**INSTRUCTIONS FOR THE TASK:** Tally the lines of the listing that contain the word "this", then give the total and nothing else.

Start INFORMATION SHOWN

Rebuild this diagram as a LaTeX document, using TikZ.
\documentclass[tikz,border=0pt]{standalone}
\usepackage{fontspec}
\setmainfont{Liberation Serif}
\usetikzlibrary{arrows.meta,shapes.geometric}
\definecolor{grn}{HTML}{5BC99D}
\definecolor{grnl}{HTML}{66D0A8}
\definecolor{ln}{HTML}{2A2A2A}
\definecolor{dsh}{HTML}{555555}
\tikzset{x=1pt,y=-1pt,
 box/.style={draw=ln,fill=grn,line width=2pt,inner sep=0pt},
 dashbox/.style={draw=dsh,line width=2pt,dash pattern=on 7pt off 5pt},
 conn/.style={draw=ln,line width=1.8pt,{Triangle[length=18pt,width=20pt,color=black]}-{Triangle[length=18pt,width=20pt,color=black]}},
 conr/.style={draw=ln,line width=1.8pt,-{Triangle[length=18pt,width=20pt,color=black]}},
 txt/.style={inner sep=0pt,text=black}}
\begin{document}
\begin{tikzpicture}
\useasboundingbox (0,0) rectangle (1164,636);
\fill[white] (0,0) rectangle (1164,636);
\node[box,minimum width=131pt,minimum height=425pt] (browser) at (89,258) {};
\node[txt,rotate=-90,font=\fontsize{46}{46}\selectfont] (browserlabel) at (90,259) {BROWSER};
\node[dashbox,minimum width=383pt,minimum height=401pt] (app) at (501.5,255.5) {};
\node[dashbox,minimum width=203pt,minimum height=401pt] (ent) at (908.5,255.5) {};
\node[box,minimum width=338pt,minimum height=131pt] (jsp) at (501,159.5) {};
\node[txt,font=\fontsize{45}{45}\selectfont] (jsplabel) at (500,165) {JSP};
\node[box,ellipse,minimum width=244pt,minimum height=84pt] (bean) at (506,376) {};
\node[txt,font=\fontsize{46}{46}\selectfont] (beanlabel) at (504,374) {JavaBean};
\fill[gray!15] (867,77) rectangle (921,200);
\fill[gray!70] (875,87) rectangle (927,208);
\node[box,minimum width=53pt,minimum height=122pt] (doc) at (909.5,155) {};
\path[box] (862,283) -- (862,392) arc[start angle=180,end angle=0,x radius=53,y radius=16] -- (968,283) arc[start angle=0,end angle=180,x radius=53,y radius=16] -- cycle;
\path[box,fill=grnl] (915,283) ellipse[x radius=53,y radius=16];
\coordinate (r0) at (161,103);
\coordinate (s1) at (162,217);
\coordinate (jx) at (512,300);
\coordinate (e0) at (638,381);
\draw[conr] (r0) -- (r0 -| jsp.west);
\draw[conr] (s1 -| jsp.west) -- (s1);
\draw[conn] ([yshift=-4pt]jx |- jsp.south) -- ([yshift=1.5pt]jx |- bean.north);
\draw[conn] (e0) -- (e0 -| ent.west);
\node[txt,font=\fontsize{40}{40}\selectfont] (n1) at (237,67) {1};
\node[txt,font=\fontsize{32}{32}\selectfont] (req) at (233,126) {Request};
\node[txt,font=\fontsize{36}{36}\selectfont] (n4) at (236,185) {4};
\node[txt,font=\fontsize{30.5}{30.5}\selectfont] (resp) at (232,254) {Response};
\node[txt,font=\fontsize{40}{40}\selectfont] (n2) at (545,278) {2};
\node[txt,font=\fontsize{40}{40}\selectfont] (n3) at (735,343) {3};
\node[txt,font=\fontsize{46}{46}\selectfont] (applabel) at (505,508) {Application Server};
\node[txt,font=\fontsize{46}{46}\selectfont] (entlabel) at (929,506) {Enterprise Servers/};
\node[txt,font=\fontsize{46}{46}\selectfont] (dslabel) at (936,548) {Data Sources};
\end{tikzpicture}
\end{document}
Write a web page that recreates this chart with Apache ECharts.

End INFORMATION SHOWN

**THE SOLUTION:** 2